**DATA SHOWN:**
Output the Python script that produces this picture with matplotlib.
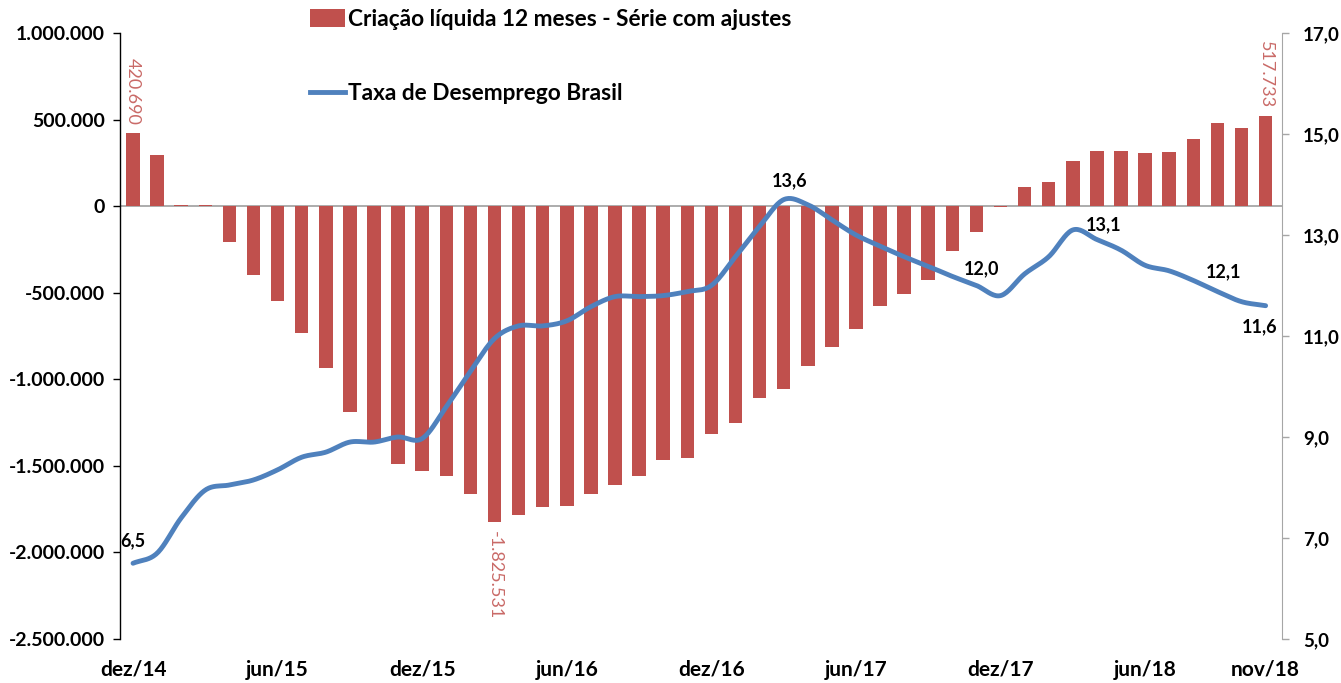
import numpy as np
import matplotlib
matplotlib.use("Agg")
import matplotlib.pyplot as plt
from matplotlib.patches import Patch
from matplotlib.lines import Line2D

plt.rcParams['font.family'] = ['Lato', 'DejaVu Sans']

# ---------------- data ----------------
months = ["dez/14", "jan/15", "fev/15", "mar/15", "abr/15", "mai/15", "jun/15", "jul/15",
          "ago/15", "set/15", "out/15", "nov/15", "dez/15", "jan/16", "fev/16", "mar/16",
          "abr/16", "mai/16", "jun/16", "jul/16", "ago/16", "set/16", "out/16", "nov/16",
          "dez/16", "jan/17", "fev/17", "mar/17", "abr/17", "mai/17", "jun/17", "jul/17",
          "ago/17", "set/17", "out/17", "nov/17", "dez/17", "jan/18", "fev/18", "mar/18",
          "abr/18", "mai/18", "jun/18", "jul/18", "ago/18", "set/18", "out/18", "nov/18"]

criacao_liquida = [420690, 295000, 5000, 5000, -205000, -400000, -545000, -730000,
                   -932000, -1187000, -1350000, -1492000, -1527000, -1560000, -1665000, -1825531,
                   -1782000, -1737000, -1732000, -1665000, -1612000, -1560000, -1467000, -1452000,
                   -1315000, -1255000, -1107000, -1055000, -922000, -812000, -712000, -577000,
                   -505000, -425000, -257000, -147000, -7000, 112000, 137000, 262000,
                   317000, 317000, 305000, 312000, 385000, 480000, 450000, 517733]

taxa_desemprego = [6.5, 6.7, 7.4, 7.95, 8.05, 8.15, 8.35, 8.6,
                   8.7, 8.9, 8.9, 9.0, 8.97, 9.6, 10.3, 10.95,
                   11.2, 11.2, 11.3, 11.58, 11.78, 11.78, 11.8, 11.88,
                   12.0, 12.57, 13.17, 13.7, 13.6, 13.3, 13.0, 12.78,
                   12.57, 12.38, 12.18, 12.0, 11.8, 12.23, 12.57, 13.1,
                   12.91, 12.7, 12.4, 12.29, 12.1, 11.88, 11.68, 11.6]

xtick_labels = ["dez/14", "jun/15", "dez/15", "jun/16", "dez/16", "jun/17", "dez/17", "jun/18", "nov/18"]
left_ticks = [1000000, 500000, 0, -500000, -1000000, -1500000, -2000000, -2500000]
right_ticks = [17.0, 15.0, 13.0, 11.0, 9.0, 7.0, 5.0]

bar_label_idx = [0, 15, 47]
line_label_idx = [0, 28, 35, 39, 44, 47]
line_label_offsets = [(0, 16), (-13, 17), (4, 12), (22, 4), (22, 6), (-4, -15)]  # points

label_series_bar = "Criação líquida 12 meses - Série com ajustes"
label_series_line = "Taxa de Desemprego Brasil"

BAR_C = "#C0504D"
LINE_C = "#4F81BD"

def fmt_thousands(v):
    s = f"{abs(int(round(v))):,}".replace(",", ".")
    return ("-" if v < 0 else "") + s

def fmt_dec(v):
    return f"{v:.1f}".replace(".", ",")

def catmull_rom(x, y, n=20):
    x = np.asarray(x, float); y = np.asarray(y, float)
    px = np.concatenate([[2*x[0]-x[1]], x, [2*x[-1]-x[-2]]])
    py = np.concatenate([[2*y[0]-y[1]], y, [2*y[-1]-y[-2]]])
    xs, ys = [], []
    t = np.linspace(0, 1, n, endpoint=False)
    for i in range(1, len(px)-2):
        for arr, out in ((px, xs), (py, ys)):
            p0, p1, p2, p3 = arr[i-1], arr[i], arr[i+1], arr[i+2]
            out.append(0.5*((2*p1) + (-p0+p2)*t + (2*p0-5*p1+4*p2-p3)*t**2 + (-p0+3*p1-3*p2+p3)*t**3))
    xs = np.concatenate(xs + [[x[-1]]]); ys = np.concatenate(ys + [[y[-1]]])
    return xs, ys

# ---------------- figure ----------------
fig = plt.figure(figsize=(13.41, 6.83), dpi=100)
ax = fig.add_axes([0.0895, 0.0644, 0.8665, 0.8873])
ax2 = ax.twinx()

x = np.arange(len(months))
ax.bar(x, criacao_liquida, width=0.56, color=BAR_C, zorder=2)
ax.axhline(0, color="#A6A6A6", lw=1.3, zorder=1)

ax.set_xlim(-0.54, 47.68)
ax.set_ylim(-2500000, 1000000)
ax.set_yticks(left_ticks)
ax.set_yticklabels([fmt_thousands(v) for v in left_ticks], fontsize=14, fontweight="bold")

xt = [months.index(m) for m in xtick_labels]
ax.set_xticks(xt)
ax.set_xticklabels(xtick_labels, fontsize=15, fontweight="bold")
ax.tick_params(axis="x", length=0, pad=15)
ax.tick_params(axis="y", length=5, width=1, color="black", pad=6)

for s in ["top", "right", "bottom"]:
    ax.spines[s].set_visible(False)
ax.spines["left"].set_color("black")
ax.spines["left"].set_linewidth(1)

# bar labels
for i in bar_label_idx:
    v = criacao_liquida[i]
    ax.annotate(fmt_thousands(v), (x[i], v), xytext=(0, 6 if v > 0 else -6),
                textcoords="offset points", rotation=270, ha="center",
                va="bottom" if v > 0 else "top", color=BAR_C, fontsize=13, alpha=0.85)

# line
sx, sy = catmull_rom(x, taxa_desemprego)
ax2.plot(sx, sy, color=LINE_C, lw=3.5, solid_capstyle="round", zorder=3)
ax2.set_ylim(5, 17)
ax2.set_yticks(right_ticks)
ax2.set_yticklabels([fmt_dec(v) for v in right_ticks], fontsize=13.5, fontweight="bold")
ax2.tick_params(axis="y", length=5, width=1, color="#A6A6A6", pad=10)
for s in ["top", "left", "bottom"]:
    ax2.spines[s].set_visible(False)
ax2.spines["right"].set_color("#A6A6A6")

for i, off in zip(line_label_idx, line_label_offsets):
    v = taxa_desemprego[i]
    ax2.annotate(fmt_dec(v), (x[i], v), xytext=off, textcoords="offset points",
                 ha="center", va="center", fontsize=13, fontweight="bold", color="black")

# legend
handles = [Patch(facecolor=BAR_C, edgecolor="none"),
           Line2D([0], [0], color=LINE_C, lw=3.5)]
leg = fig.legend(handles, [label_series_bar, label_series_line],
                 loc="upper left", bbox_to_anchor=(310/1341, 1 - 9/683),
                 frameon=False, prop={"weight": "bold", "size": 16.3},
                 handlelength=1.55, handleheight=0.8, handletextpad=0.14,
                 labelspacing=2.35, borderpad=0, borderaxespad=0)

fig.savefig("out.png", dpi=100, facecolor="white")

* * *

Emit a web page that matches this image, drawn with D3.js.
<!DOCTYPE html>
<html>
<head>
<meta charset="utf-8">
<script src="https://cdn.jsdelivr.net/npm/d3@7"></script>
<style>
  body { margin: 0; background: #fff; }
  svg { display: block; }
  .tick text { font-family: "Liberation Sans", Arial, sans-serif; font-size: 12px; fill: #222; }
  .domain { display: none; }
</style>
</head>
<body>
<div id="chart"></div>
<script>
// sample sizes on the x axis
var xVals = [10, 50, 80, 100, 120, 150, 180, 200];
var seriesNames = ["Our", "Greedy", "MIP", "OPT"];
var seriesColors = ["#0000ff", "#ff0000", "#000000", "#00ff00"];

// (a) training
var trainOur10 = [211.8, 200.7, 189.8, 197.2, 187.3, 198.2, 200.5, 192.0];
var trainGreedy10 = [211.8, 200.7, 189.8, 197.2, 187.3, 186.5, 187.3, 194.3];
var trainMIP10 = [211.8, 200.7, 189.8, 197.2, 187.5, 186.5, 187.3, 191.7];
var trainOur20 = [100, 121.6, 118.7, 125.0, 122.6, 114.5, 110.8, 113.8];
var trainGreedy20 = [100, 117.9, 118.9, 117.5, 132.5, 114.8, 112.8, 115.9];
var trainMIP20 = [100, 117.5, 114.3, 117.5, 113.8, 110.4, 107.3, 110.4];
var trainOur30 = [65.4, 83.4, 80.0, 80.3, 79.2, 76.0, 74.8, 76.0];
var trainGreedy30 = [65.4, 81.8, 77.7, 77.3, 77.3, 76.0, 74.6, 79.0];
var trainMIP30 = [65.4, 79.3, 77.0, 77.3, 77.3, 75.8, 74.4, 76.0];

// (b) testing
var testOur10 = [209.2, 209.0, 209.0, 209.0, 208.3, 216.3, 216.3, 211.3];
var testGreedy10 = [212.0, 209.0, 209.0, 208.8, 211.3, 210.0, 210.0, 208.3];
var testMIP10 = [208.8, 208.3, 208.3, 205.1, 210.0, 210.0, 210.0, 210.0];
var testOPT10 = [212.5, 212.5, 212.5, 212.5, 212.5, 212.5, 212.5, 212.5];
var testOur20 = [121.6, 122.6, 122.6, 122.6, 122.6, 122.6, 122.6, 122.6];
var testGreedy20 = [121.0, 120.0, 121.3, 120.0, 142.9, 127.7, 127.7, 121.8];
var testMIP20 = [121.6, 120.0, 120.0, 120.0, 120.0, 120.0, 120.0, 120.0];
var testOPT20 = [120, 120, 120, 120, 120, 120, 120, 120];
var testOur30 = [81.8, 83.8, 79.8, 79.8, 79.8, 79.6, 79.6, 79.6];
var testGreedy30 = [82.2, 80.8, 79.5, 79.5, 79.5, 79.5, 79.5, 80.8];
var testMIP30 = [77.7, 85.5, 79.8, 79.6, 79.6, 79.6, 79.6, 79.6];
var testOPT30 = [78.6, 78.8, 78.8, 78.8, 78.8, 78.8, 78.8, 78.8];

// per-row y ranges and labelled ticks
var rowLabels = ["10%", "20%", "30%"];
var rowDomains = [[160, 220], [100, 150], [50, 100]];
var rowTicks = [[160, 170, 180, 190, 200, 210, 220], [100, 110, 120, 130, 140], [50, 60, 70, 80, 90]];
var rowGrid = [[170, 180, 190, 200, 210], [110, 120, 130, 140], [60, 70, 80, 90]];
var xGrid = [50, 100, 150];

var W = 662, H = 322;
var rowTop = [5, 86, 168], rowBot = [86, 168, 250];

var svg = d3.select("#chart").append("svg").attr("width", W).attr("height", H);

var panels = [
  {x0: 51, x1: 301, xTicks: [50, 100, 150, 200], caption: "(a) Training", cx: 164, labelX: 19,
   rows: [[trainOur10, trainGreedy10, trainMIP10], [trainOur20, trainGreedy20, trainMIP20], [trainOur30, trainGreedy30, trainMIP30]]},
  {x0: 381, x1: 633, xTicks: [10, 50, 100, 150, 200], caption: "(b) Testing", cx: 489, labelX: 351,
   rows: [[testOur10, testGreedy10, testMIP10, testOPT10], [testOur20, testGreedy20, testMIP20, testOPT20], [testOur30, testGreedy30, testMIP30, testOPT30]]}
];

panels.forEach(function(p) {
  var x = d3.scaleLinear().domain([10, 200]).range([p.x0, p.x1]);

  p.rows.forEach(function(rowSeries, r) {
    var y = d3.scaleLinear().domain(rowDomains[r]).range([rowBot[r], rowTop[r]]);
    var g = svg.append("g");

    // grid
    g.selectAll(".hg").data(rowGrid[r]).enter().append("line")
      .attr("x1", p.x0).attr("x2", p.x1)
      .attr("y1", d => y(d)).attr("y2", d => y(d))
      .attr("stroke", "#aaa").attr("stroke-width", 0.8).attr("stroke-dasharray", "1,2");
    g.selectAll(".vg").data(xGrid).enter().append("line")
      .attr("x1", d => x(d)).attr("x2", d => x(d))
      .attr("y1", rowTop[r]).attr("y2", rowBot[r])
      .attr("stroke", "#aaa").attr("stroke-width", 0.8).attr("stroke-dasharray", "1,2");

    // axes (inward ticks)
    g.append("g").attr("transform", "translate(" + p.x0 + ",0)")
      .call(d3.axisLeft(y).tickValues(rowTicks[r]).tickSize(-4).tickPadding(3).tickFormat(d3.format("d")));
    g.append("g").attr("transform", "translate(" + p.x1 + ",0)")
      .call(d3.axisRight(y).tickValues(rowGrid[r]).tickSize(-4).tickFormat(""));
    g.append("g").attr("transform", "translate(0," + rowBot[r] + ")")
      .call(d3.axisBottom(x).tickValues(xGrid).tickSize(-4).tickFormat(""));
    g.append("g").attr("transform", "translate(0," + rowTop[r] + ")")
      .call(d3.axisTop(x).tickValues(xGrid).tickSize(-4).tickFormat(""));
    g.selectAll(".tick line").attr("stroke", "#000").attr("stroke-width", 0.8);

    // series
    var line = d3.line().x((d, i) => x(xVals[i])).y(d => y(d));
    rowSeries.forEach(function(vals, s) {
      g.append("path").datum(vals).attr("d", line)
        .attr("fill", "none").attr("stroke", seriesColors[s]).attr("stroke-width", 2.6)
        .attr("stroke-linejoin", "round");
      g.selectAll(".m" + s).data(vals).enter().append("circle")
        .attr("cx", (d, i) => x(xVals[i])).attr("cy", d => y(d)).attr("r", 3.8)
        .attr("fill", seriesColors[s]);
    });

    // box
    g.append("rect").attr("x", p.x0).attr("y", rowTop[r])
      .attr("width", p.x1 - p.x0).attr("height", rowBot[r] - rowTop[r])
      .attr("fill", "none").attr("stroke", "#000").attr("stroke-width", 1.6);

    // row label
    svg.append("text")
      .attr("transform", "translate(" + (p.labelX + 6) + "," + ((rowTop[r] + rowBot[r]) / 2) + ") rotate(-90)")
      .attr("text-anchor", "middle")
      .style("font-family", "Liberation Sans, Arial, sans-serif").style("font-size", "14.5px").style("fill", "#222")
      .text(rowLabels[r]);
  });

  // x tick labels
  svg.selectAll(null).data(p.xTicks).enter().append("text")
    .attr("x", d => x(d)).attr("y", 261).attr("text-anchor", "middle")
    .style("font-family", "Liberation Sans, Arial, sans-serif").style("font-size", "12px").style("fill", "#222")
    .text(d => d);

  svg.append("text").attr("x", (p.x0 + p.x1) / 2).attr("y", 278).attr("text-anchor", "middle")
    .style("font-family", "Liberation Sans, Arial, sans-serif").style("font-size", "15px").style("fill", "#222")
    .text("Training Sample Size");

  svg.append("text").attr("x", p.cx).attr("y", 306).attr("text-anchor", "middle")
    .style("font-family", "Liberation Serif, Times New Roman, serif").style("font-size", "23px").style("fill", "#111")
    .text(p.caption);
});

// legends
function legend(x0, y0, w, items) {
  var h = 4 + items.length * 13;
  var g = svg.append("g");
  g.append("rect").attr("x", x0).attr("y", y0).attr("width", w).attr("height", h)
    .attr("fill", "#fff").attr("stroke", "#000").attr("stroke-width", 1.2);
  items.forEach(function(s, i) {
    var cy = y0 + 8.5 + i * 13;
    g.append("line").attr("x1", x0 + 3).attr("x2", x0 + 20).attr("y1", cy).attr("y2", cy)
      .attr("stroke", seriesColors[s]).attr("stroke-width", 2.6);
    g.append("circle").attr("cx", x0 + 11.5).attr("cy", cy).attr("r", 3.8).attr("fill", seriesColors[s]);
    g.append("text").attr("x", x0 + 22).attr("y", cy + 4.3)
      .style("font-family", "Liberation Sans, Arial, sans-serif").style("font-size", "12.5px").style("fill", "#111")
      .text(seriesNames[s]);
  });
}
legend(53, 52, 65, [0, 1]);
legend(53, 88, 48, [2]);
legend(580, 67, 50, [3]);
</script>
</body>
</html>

---

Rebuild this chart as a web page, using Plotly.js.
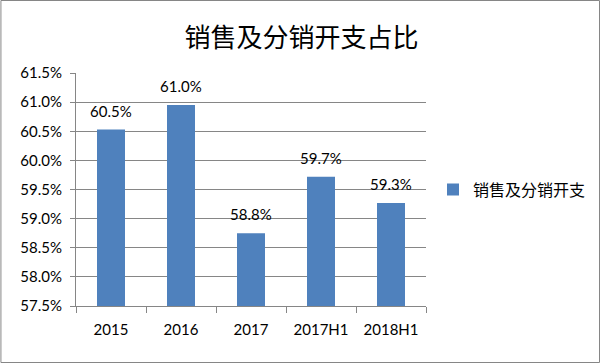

**EXERCISE PROMPT:** Pick out every line above that contains the word "script" and copy it.

**WRITTEN RESPONSE:**
Output the Python script that produces this picture with matplotlib.
<script src="https://cdn.jsdelivr.net/npm/d3@7"></script>
<script>
</script>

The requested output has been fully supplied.